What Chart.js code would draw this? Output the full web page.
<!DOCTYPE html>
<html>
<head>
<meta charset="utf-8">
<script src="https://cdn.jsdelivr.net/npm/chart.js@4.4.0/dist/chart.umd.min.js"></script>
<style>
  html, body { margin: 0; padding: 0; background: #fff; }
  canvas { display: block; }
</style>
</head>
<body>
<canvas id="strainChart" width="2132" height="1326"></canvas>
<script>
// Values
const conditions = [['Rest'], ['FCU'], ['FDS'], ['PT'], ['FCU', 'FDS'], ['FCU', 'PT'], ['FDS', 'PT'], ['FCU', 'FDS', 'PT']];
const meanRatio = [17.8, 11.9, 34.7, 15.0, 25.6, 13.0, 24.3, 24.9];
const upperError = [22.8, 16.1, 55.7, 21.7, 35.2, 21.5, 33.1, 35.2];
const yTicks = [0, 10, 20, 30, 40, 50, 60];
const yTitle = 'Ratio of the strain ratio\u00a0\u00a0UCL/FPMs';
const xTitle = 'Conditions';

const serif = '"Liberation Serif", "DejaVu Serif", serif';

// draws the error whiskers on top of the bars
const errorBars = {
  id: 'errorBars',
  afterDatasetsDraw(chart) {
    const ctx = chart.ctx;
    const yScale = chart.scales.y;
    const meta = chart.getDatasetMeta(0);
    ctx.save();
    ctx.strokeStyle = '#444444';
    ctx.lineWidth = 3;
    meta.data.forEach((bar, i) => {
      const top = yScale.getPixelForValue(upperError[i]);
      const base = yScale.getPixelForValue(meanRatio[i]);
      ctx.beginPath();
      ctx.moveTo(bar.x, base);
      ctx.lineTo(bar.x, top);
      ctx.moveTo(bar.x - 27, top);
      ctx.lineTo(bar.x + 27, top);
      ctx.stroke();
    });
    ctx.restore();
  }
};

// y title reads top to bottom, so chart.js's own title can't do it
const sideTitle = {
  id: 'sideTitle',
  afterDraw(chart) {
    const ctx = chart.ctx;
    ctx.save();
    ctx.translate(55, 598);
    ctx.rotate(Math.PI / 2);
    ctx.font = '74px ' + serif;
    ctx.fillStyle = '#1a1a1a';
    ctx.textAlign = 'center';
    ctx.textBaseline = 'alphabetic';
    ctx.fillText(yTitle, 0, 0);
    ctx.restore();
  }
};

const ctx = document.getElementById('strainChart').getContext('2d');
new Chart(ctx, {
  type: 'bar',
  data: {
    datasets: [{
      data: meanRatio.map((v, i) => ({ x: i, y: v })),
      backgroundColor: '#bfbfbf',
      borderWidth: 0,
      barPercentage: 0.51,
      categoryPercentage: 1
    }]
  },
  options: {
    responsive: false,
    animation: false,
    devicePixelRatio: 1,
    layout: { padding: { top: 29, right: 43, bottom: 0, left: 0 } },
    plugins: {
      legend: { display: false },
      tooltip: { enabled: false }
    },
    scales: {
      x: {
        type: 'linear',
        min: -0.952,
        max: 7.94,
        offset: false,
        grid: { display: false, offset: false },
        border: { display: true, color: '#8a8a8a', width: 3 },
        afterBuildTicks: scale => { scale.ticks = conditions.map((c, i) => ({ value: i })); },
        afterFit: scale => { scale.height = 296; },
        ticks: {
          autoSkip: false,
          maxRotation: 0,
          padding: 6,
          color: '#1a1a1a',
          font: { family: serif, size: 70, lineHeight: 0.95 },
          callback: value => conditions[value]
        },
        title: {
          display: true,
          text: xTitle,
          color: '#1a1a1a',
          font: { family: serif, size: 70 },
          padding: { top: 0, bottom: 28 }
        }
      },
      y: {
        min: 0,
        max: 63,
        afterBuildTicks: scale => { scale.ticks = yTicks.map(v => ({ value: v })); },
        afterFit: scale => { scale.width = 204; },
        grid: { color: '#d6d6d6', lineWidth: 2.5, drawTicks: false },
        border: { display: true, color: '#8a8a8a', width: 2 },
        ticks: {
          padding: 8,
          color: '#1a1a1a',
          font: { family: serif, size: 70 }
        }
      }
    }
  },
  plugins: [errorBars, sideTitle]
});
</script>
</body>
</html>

---

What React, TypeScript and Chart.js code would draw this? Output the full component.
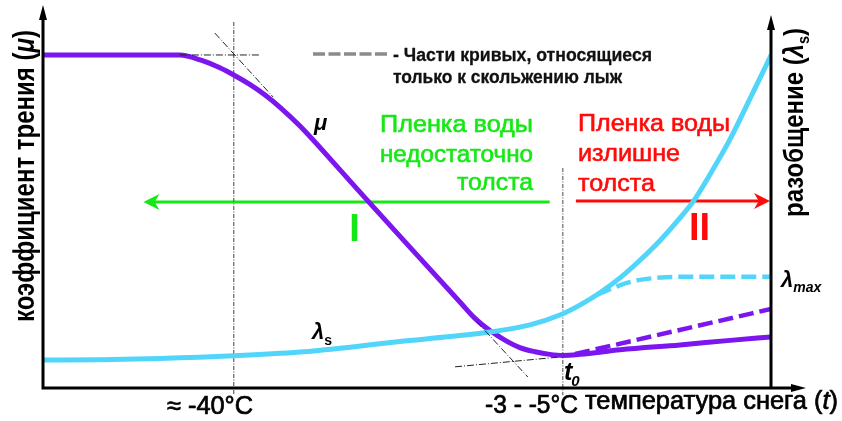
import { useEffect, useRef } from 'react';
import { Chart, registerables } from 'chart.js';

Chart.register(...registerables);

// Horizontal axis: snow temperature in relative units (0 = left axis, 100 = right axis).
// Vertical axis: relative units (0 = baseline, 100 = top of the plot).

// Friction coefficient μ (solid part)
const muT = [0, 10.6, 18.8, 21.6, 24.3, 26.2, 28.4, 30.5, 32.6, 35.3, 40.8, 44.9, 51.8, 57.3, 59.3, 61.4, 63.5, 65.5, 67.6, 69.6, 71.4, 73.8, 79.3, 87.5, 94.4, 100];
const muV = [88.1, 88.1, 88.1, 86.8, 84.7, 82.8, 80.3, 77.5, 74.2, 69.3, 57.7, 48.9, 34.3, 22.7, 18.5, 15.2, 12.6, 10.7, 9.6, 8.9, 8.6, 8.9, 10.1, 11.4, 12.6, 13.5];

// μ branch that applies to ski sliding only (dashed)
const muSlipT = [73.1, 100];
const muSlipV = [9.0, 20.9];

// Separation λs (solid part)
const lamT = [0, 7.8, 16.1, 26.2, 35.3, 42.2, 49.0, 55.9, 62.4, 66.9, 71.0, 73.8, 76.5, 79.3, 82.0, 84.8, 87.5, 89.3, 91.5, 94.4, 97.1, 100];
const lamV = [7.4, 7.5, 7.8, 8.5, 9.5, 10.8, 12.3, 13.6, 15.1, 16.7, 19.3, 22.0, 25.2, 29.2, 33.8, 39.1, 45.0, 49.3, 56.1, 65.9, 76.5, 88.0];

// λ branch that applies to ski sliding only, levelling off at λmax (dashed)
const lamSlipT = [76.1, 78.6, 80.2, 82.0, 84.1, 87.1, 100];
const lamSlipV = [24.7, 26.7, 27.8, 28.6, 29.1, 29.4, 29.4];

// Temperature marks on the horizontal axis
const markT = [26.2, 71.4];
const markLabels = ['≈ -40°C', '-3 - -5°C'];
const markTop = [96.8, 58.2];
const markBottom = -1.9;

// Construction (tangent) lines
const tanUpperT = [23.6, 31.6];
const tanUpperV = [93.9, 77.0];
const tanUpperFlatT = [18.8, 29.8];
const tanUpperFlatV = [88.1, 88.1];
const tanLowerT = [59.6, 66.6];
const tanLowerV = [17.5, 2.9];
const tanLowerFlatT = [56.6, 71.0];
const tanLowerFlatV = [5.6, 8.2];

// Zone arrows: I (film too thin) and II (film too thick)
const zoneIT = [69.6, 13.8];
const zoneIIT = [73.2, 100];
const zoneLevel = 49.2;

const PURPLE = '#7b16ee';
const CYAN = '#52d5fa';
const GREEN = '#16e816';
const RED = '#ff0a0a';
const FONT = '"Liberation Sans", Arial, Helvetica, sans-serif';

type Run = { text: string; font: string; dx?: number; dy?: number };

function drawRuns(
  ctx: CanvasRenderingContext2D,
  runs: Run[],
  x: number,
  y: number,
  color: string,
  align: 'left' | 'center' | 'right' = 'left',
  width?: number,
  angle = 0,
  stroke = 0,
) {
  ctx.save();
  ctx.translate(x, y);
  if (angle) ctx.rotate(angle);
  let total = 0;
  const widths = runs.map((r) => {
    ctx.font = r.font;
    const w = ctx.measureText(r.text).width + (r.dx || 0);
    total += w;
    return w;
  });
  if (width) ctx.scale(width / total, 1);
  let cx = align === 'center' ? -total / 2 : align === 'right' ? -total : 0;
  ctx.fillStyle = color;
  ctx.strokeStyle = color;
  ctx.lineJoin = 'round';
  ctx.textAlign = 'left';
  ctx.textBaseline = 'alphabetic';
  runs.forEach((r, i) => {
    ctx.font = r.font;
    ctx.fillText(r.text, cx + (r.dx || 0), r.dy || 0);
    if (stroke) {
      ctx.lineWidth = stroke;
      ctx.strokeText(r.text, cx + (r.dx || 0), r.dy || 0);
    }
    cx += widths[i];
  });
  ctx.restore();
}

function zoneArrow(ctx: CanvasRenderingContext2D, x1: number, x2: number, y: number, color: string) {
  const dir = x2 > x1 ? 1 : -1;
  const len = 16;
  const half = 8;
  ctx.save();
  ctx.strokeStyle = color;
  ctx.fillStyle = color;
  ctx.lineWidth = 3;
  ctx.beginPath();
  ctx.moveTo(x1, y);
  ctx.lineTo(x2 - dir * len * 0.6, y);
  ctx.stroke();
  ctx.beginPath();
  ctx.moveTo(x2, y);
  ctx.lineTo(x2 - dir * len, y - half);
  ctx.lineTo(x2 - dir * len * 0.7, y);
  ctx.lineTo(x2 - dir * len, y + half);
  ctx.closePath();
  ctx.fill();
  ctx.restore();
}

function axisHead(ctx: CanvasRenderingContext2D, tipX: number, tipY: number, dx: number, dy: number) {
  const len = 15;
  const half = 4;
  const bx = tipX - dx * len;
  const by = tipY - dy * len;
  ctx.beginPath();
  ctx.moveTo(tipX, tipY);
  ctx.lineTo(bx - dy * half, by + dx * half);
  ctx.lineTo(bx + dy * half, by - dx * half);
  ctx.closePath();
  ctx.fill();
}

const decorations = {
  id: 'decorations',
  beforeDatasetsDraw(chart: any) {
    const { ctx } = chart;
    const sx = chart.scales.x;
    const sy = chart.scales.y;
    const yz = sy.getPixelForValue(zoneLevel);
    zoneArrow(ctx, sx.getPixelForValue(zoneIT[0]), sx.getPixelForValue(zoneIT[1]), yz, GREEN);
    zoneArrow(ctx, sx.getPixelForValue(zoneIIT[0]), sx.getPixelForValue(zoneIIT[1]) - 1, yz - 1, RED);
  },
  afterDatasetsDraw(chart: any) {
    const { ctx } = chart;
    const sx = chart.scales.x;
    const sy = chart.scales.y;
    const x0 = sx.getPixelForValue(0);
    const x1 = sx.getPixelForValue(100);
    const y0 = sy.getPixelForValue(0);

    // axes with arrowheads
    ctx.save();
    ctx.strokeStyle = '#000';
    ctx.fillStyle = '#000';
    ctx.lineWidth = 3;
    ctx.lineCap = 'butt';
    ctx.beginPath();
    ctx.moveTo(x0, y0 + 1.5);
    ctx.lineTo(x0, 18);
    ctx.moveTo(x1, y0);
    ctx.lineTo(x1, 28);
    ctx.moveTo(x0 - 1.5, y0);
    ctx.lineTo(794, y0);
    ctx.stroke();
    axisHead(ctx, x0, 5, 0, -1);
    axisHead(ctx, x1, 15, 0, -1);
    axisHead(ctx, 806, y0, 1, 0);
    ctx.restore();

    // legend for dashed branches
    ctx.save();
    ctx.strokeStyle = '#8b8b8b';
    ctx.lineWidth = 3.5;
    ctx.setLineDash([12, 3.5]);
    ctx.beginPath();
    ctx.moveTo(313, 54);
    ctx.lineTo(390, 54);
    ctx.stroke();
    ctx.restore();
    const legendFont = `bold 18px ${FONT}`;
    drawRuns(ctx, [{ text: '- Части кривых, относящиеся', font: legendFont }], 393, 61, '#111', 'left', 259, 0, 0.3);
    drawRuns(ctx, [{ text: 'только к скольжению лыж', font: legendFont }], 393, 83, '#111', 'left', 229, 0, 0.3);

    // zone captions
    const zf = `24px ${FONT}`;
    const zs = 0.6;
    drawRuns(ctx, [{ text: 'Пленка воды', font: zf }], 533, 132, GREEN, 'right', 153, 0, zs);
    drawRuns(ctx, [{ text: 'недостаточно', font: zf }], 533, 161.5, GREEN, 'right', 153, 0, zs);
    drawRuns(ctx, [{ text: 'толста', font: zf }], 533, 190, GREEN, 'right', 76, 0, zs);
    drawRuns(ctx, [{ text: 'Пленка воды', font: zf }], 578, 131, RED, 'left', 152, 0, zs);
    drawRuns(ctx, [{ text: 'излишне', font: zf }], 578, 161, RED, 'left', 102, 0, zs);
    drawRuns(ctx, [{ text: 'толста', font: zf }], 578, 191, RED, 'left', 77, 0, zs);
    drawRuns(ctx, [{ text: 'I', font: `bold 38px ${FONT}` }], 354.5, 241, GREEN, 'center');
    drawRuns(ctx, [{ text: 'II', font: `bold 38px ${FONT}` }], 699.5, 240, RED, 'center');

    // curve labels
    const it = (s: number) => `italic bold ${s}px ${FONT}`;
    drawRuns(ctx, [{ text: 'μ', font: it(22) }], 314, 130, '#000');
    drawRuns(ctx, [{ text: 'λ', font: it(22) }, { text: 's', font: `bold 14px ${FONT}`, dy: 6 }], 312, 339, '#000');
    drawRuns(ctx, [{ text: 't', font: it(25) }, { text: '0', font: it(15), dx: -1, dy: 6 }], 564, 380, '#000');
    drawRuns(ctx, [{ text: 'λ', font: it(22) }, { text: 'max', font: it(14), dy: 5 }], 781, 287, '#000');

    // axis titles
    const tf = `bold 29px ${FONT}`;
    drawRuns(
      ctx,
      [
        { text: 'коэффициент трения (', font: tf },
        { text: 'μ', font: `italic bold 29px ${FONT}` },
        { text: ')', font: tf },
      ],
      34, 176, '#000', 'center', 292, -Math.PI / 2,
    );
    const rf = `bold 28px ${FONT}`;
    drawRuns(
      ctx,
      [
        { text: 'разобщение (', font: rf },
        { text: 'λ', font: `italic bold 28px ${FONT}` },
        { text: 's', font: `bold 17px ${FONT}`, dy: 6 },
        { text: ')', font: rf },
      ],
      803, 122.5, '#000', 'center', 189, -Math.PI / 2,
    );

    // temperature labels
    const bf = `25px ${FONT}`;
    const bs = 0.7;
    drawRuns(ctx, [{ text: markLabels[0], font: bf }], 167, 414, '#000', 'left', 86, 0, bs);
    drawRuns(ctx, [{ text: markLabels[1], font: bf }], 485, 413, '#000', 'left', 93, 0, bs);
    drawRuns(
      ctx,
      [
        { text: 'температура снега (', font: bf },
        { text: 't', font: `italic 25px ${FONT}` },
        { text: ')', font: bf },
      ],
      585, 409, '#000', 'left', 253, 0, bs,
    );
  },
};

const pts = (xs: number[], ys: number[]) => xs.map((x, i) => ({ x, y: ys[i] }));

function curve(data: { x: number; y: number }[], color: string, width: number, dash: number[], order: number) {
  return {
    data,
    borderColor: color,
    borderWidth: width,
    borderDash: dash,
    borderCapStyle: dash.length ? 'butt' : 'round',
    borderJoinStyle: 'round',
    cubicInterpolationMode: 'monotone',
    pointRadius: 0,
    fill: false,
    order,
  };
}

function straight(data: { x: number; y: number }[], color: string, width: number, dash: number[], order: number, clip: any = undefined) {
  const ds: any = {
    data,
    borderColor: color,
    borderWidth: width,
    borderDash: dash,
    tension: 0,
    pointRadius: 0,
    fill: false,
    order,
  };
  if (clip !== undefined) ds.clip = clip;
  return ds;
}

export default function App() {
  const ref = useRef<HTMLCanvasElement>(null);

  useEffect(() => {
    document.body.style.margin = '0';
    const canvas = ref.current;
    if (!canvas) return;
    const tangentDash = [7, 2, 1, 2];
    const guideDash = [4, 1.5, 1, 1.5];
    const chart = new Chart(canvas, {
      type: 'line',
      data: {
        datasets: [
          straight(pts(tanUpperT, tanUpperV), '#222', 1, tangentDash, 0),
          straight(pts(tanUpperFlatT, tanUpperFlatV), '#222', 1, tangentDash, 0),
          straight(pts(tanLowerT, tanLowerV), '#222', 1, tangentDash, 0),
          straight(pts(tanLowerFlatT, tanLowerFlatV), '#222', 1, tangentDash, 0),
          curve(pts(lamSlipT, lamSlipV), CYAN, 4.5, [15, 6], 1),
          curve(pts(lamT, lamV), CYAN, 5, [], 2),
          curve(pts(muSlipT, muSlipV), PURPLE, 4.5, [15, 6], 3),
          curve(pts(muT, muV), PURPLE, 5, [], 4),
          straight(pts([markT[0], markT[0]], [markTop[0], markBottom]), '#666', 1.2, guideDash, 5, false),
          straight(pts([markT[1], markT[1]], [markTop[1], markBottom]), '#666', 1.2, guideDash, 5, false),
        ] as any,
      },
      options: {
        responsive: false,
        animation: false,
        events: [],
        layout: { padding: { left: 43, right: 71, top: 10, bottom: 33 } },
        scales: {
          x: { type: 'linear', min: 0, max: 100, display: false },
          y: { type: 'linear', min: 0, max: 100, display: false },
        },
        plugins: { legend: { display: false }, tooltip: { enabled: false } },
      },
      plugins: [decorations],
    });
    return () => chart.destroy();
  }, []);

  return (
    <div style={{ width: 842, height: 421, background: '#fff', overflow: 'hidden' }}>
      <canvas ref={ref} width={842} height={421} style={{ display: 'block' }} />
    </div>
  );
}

▶ _WHAT NEEDS TO BE DONE_
Write out, exactly and with nothing added, everything from the line with "What React, TypeScript" down to the line with "const muSlipV = [9.0, 20.9];", both included. Drop any pictures.

▶ _WRITTEN SOLUTION_
What React, TypeScript and Chart.js code would draw this? Output the full component.
import { useEffect, useRef } from 'react';
import { Chart, registerables } from 'chart.js';

Chart.register(...registerables);

// Horizontal axis: snow temperature in relative units (0 = left axis, 100 = right axis).
// Vertical axis: relative units (0 = baseline, 100 = top of the plot).

// Friction coefficient μ (solid part)
const muT = [0, 10.6, 18.8, 21.6, 24.3, 26.2, 28.4, 30.5, 32.6, 35.3, 40.8, 44.9, 51.8, 57.3, 59.3, 61.4, 63.5, 65.5, 67.6, 69.6, 71.4, 73.8, 79.3, 87.5, 94.4, 100];
const muV = [88.1, 88.1, 88.1, 86.8, 84.7, 82.8, 80.3, 77.5, 74.2, 69.3, 57.7, 48.9, 34.3, 22.7, 18.5, 15.2, 12.6, 10.7, 9.6, 8.9, 8.6, 8.9, 10.1, 11.4, 12.6, 13.5];

// μ branch that applies to ski sliding only (dashed)
const muSlipT = [73.1, 100];
const muSlipV = [9.0, 20.9];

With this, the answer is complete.